In the very first part of his Summa, St. Thomas treats of the being of God before going on to speak of His causality. The first question he asks regarding God’s being is whether He has being or not. This is, obviously, where we must begin, for if God doesn’t exist then there is nothing to talk about. Theology would have no point because it would have no object. This is, in fact, the order followed in all sciences, for it must first be established that their object exists before going on to treat of what it is.1

God’s existence needs to be proved

Some people in St. Thomas’s time thought that it was immediately obvious that God exists, and that there was thus no need to prove it. This is why he begins this question on the existence of God with a little article that shows that it does indeed need to be proved. The first proof he gives of this is the simple fact that some people deny the existence of God, as it says in the Psalm: “The fool said in his heart, ‘There is no God’” (Ps. 52:1). It is possible, then, to deny God’s existence, although one has to be a fool to do so. It is to instruct such fools that theologians formulate the proofs of the existence of God by showing them that it follows logically from things that they cannot deny.

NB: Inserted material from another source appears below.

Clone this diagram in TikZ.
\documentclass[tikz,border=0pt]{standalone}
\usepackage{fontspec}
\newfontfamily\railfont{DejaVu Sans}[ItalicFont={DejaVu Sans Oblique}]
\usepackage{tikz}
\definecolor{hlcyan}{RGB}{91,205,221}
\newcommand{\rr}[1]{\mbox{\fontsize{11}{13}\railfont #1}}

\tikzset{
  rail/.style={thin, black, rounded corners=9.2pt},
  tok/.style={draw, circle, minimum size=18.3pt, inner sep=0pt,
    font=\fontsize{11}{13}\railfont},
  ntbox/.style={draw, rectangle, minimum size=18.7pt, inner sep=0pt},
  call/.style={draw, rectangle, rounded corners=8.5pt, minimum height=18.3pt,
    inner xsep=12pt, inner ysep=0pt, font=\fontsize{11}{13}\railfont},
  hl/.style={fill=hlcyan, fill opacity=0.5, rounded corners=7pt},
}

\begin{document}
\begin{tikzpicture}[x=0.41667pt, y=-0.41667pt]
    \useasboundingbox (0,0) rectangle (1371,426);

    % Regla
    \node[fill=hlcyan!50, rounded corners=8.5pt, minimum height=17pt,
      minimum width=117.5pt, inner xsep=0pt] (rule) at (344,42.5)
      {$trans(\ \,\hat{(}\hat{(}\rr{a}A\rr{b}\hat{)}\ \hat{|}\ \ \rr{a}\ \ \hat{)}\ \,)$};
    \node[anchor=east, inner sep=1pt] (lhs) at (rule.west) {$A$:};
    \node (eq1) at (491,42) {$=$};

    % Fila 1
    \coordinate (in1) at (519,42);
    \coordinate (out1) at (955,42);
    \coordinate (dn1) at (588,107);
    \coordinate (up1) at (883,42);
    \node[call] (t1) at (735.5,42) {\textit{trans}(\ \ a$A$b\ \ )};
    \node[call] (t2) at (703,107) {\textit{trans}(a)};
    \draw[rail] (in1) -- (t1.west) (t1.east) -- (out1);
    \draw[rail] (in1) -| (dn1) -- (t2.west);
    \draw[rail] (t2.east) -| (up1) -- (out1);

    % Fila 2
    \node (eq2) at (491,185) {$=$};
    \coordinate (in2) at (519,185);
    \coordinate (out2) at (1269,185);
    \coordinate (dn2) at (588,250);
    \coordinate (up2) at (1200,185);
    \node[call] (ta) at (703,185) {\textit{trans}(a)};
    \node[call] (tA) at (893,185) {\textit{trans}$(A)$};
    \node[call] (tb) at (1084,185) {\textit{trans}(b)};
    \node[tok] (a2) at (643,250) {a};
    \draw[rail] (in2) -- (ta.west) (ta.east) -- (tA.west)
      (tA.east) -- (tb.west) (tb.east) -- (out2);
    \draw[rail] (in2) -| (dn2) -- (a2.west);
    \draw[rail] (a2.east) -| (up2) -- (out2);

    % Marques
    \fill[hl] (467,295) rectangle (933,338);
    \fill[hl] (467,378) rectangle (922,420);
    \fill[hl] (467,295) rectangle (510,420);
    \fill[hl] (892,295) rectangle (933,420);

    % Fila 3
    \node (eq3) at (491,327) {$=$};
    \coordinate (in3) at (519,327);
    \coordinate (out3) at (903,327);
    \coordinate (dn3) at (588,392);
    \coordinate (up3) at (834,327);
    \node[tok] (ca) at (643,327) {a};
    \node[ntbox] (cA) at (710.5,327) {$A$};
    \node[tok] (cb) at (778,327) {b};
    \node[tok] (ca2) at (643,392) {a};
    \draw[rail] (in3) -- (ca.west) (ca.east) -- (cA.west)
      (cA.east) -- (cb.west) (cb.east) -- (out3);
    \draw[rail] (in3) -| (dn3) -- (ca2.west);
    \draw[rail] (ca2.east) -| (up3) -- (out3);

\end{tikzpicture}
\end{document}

As usual, St. Thomas begins by giving the arguments of those who deny the thesis he is going to prove; in this case, that the existence of God is not immediately obvious. The most important of these is the famous “ontological argument” of St. Anselm, who says that since God is the greatest thing that can be conceived of, it is obvious that He must exist, because it is greater to exist than not to exist.

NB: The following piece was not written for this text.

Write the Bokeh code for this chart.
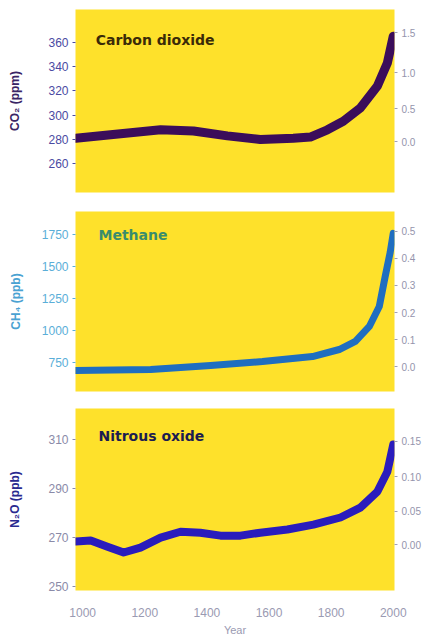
import math
from bokeh.plotting import figure
from bokeh.layouts import column
from bokeh.models import Range1d, LinearAxis, FixedTicker, CustomJSTickFormatter, Label
from bokeh.embed import file_html
from bokeh.resources import INLINE

# ---- data ----
years_co2 = [978, 1090, 1251, 1357, 1466, 1572, 1678, 1733, 1788, 1839, 1894, 1949, 1981, 2000]
co2_ppm = [281, 284, 288, 287, 283, 280, 281, 282, 288, 295, 306, 324, 343, 365]

years_ch4 = [978, 1219, 1412, 1579, 1740, 1826, 1878, 1923, 1955, 1974, 1990, 2000]
ch4_ppb = [689, 697, 728, 759, 798, 853, 916, 1033, 1189, 1423, 1611, 1760]

years_n2o = [978, 1026, 1080, 1132, 1186, 1251, 1315, 1379, 1444, 1508, 1572, 1659,
             1743, 1830, 1894, 1949, 1981, 2000]
n2o_ppb = [268.4, 268.8, 266.3, 263.9, 265.9, 270.0, 272.4, 272.0, 270.8, 270.8, 272.0,
           273.3, 275.3, 278.2, 282.2, 288.8, 296.9, 308.0]

year_ticks = [1000, 1200, 1400, 1600, 1800, 2000]
co2_ticks = [260, 280, 300, 320, 340, 360]
ch4_ticks = [750, 1000, 1250, 1500, 1750]
n2o_ticks = [250, 270, 290, 310]
co2_forcing_ticks = [0.0, 0.5, 1.0, 1.5]
ch4_forcing_ticks = [0.0, 0.1, 0.2, 0.3, 0.4, 0.5]
n2o_forcing_ticks = [0.0, 0.05, 0.10, 0.15]

panel_titles = ["Carbon dioxide", "Methane", "Nitrous oxide"]
axis_titles = ["CO\u2082 (ppm)", "CH\u2084 (ppb)", "N\u2082O (ppb)"]
x_title = "Year"

YELLOW = "#FEE12B"
FONT = "Liberation Sans"
X_RANGE = (977, 2004)


def make_panel(xs, ys, yrange, yticks, line_color, line_width, title, title_color,
               title_pos, axis_title, tick_color, title_axis_color, label_standoff,
               frame_h, b_top, b_bottom, right_ticks, right_code, bottom_axis=False):
    p = figure(width=None, height=None, frame_width=319, frame_height=frame_h,
               x_range=Range1d(*X_RANGE), y_range=Range1d(*yrange),
               output_backend="svg", toolbar_location=None,
               x_axis_location="below" if bottom_axis else None,
               min_border_left=75, min_border_right=26,
               min_border_top=b_top, min_border_bottom=b_bottom)
    p.background_fill_color = YELLOW
    p.border_fill_color = "white"
    p.outline_line_color = None
    p.grid.visible = False

    p.line(xs, ys, line_color=line_color, line_width=line_width,
           line_join="round", line_cap="round")

    ya = p.yaxis[0]
    ya.ticker = FixedTicker(ticks=yticks)
    ya.axis_line_color = None
    ya.major_tick_line_color = tick_color
    ya.major_tick_out = 3
    ya.major_tick_in = 0
    ya.minor_tick_line_color = None
    ya.major_label_standoff = 4
    ya.major_label_text_font = FONT
    ya.major_label_text_font_size = "12px"
    ya.major_label_text_color = tick_color
    ya.axis_label = axis_title
    ya.axis_label_text_font = FONT
    ya.axis_label_text_font_size = "12px"
    ya.axis_label_text_font_style = "bold"
    ya.axis_label_text_color = title_axis_color
    ya.axis_label_standoff = label_standoff

    ra = LinearAxis(ticker=FixedTicker(ticks=right_ticks),
                    formatter=CustomJSTickFormatter(code=right_code))
    ra.axis_line_color = None
    ra.major_tick_line_color = "#a0a0b8"
    ra.major_tick_out = 3
    ra.major_tick_in = 0
    ra.minor_tick_line_color = None
    ra.major_label_standoff = 4
    ra.major_label_text_font = FONT
    ra.major_label_text_font_size = "10px"
    ra.major_label_text_color = "#9494ac"
    p.add_layout(ra, "right")

    if bottom_axis:
        xa = p.xaxis[0]
        xa.ticker = FixedTicker(ticks=year_ticks)
        xa.axis_line_color = None
        xa.major_tick_line_color = None
        xa.major_tick_out = 0
        xa.major_tick_in = 0
        xa.minor_tick_line_color = None
        xa.major_label_standoff = 17
        xa.major_label_text_font = FONT
        xa.major_label_text_font_size = "12px"
        xa.major_label_text_color = "#9a9ab2"
        xa.axis_label = x_title
        xa.axis_label_text_font = FONT
        xa.axis_label_text_font_size = "11px"
        xa.axis_label_text_font_style = "normal"
        xa.axis_label_text_color = "#9a9ab2"
        xa.axis_label_standoff = 4

    p.add_layout(Label(x=title_pos[0], y=title_pos[1], text=title,
                       text_font="DejaVu Sans", text_font_size="14px",
                       text_font_style="bold", text_color=title_color,
                       text_baseline="middle", text_align="left"))
    return p


# right axes: radiative forcing (nonlinear in concentration)
co2_rt = [278 * math.exp(f / 5.35) for f in co2_forcing_ticks]
ch4_rt = [720 + 2110 * f for f in ch4_forcing_ticks]
n2o_rt = [(math.sqrt(267) + f / 0.12) ** 2 for f in n2o_forcing_ticks]

p1 = make_panel(years_co2, co2_ppm, (236.4, 387.0), co2_ticks, "#3b0d5a", 9,
                panel_titles[0], "#3a2a08", (1042, 362.3), axis_titles[0],
                "#4a4aa2", "#3a2566", 23, 183, 9, 9,
                co2_rt, "return (5.35*Math.log(tick/278)).toFixed(1);")
p2 = make_panel(years_ch4, ch4_ppb, (525, 1931), ch4_ticks, "#1f6ec0", 7,
                panel_titles[1], "#3a8c6c", (1051, 1744), axis_titles[1],
                "#5aaed8", "#4aa2d2", 16, 180, 10, 8,
                ch4_rt, "return ((tick-720)/2110).toFixed(1);")
p3 = make_panel(years_n2o, n2o_ppb, (248.4, 322.7), n2o_ticks, "#2a1cbc", 8,
                panel_titles[2], "#1c1c50", (1051, 311.6), axis_titles[2],
                "#8a8aa8", "#2a2a90", 23, 182, 9, 46,
                n2o_rt, "return (0.12*(Math.sqrt(tick)-Math.sqrt(267))).toFixed(2);",
                bottom_axis=True)

layout = column(p1, p2, p3, spacing=0)
open("out.html", "w").write(file_html(layout, INLINE))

In his response, St. Thomas concedes that, per se, it is true that God must exist because what He is includes existence, since, as we will see later, His very essence is existence, as He revealed to Moses: “I am Who am” (Ex. 3:14). Similarly, we know that if something is a man, then we know also that it is an animal, because animality belongs to the essence of man: in the same way, since existence belongs to the essence of God, He must exist.2

However, adds St. Thomas, even though all this is true in itself, for us it is not evident because we do not know what God is: we will only know that when we see His essence in the beatific vision. Furthermore, as we said, it must first be established that He exists before we can even begin speaking about what He is. Therefore we cannot argue from the fact that His essence includes existence to the fact that He actually exists. This is the fault in the argument of St. Anselm, for he starts with the idea of what God is and pretends to arrive, from there, to His actual existence. It is true that the idea of God includes His existence, so, if He exists, He must necessarily exist. But that doesn’t take us one step further to proving that He actually does exist, because this is still just an idea and not reality.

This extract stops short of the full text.